La Banque populaire de Chine a en arrière-plan une autre question. Le gouvernement veut avancer rapidement dans le processus d’internationalisation du RMB, qu’il souhaite voir devenir une monnaie de réserve. Aux yeux du pouvoir chinois, le rôle incontournable du dollar dans les échanges internationaux a trop fortement exposé la deuxième puissance mondiale aux décisions de la Réserve fédérale américaine. Une première étape dans ce processus d’internationalisation consisterait à une inclusion du yuan dans ses droits de tirage spéciaux DTS, une unité de compte servant de complément aux réserves de change employée par le Fonds et reposant jusqu’alors sur un panier de quatre devises : dollar, euro, yen et livre.

Or il faut en principe pour accéder à ce club que le pays réponde à deux critères : être un acteur majeur du commerce international et avoir une monnaie librement échangeable. En tant que premier exportateur mondial, le rôle de la Chine dans les échanges internationaux est incontestable. En revanche, le pays restreint encore largement les flux de capitaux et laisse à l’Etat un contrôle administratif sur le cours du yuan.
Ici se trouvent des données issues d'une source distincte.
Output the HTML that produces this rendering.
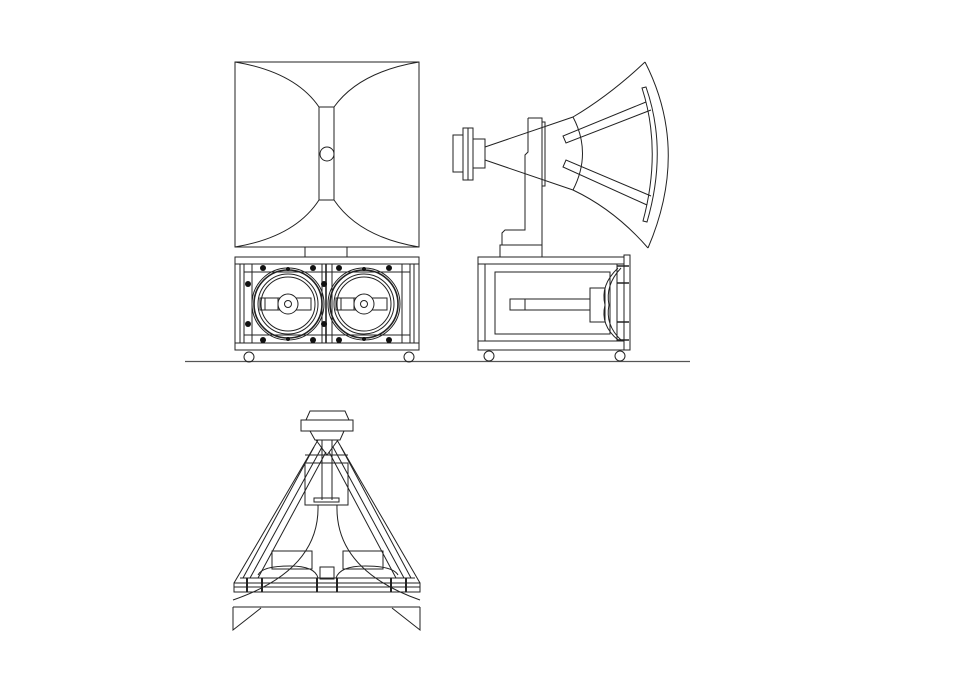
<!DOCTYPE html>
<html><head><style>html,body{margin:0;padding:0;background:#fff}svg{display:block}</style></head>
<body>
<svg width="975" height="689" viewBox="0 0 975 689" xmlns="http://www.w3.org/2000/svg" fill="none" stroke="#222" stroke-width="1">
<!-- ground -->
<line x1="185" y1="361.5" x2="690" y2="361.5" stroke="#555" stroke-width="1.3"/>

<!-- FRONT VIEW horn -->
<rect x="235" y="62" width="184" height="185"/>
<rect x="319" y="107" width="15" height="93"/>
<circle cx="327" cy="154" r="7"/>
<path d="M235 62 Q295 72 319 107"/>
<path d="M419 62 Q359 72 334 107"/>
<path d="M235 247 Q295 237 319 200"/>
<path d="M419 247 Q359 237 334 200"/>
<line x1="305" y1="247" x2="305" y2="257"/>
<line x1="347" y1="247" x2="347" y2="257"/>
<!-- front cabinet -->
<rect x="235" y="257" width="184" height="93"/>
<line x1="235" y1="264" x2="419" y2="264"/>
<line x1="235" y1="343" x2="419" y2="343"/>
<line x1="240" y1="264" x2="240" y2="343"/><line x1="244" y1="264" x2="244" y2="343"/>
<line x1="414" y1="264" x2="414" y2="343"/><line x1="410" y1="264" x2="410" y2="343"/>
<line x1="252" y1="264" x2="252" y2="343"/><line x1="402" y1="264" x2="402" y2="343"/>
<line x1="322" y1="264" x2="322" y2="343"/><line x1="332" y1="264" x2="332" y2="343"/>
<line x1="326" y1="264" x2="326" y2="343" stroke-width="1.6"/>
<line x1="244" y1="272" x2="410" y2="272"/><line x1="244" y1="335" x2="410" y2="335"/>
<g id="drv">
<circle cx="288" cy="304" r="36"/>
<circle cx="288" cy="304" r="34" stroke-width="1.6"/>
<circle cx="288" cy="304" r="30"/>
<circle cx="288" cy="304" r="27"/>
<rect x="260" y="298" width="51" height="12"/>
<line x1="265" y1="298" x2="265" y2="310"/>
<line x1="278" y1="298" x2="278" y2="310"/>
<circle cx="288" cy="304" r="10" fill="#fff"/>
<circle cx="288" cy="304" r="3.5"/>
<g fill="#111" stroke="none">
<circle cx="263" cy="268" r="3"/><circle cx="313" cy="268" r="3"/>
<circle cx="248" cy="284" r="3"/><circle cx="248" cy="324" r="3"/>
<circle cx="263" cy="340" r="3"/><circle cx="313" cy="340" r="3"/>
<circle cx="288" cy="269" r="2"/><circle cx="288" cy="339" r="2"/>
</g>
</g>
<use href="#drv" transform="translate(76 0)"/>
<circle cx="249" cy="357" r="5"/><circle cx="409" cy="357" r="5"/>

<!-- SIDE VIEW -->
<path d="M453 135 H463 V172 H453 Z"/>
<path d="M463 128 H473 V180 H463 Z"/>
<line x1="468" y1="128" x2="468" y2="180"/>
<path d="M473 139 H485 V168 H473 Z"/>
<path d="M485 147 L573 117 Q610 95 645 62"/>
<path d="M485 160 L573 190 Q615 210 648 248"/>
<path d="M645 62 Q690 150 648 248"/>
<path d="M573 117 Q592 153 573 190"/>
<!-- T brace -->
<path d="M642 88 L646 87 Q668 150 647 222 L643 221 Q662 150 642 88 Z"/>
<path d="M646 102 L563 136 L566 143 L651 110"/>
<path d="M651 196 L566 160 L563 167 L647 205"/>
<!-- post -->
<path d="M528 118 H542 V245"/>
<path d="M528 118 V152 L525 155 V230 H505 L502 233 V245"/>
<rect x="542" y="122" width="3" height="64"/>
<rect x="500" y="245" width="42" height="12"/>
<!-- side cabinet -->
<rect x="478" y="257" width="146" height="93"/>
<line x1="478" y1="264" x2="624" y2="264"/>
<line x1="478" y1="341" x2="624" y2="341"/>
<rect x="485" y="264" width="132" height="77"/>
<rect x="495" y="272" width="115" height="62"/>
<rect x="624" y="255" width="6" height="95"/>
<rect x="510" y="299" width="80" height="11"/>
<line x1="525" y1="299" x2="525" y2="310"/>
<rect x="590" y="288" width="15" height="34"/>
<path d="M618 268 Q600 285 605 305 Q600 325 618 340"/>
<path d="M621 268 Q605 285 609 305 Q605 325 621 340"/>
<g stroke-width="1.5"><line x1="617" y1="266" x2="629" y2="266"/><line x1="617" y1="283" x2="629" y2="283"/><line x1="617" y1="322" x2="629" y2="322"/><line x1="617" y1="340" x2="629" y2="340"/></g>
<circle cx="489" cy="356" r="5"/><circle cx="620" cy="356" r="5"/>

<!-- BOTTOM VIEW -->
<path d="M306 420 L310 411 H345 L349 420"/>
<rect x="301" y="420" width="52" height="11"/>
<path d="M310 431 L315 440 H340 L344 431"/>
<rect x="305" y="463" width="43" height="42"/>
<line x1="322" y1="440" x2="322" y2="500"/><line x1="332" y1="440" x2="332" y2="500"/>
<rect x="314" y="498" width="25" height="4"/>
<line x1="305" y1="455" x2="348" y2="455"/>
<!-- triangle legs -->
<path d="M318 440 L234 583"/><path d="M314 447 L243 578"/><path d="M322 447 L250 578"/><path d="M326 452 L258 578"/>
<path d="M337 440 L420 583"/><path d="M341 447 L411 578"/><path d="M333 447 L404 578"/><path d="M329 452 L396 578"/>
<path d="M316 440 L327 455 L338 440"/>
<!-- horn curves -->
<path d="M318 505 Q320 570 233 600"/>
<path d="M337 505 Q335 570 420 600"/>
<!-- woofers -->
<rect x="272" y="551" width="40" height="18"/>
<rect x="343" y="551" width="40" height="18"/>
<path d="M258 575 Q262 566 290 566 Q315 566 318 578"/>
<path d="M336 578 Q340 566 365 566 Q393 566 398 575"/>
<rect x="320" y="567" width="14" height="12"/>
<line x1="240" y1="578" x2="415" y2="578"/>
<rect x="234" y="583" width="186" height="9"/>
<line x1="234" y1="587" x2="420" y2="587"/>
<g stroke-width="2"><line x1="247" y1="578" x2="247" y2="592"/><line x1="262" y1="578" x2="262" y2="592"/><line x1="317" y1="578" x2="317" y2="592"/><line x1="337" y1="578" x2="337" y2="592"/><line x1="391" y1="578" x2="391" y2="592"/><line x1="406" y1="578" x2="406" y2="592"/></g>
<!-- lower flap -->
<line x1="233" y1="607" x2="420" y2="607"/>
<path d="M233 607 V630 L261 608"/>
<path d="M420 607 V630 L392 608"/>
</svg>
</body></html>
Le FMI doit passer en revue la question des droits de tirage spéciaux au mois d’octobre  2015. Christine Lagarde, sa directrice générale, a jugé au mois d’avril que l’inclusion de la Chine dans le système des DTS n’est ” plus une question de si mais de quand “. Toutefois, dans un rapport publié le 4  août, le Fonds a jugé que la fixation administrative quotidienne du cours pivot n’est pas appropriée pour une participation au panier constituant cette monnaie de réserve parallèle. En annonçant mardi qu’elle fixera le cours pivot au taux décidé par le marché la veille, la Chine espère convaincre les 70  % des voix au sein du FMI qui seront nécessaires à emporter son inclusion au sein des DTS.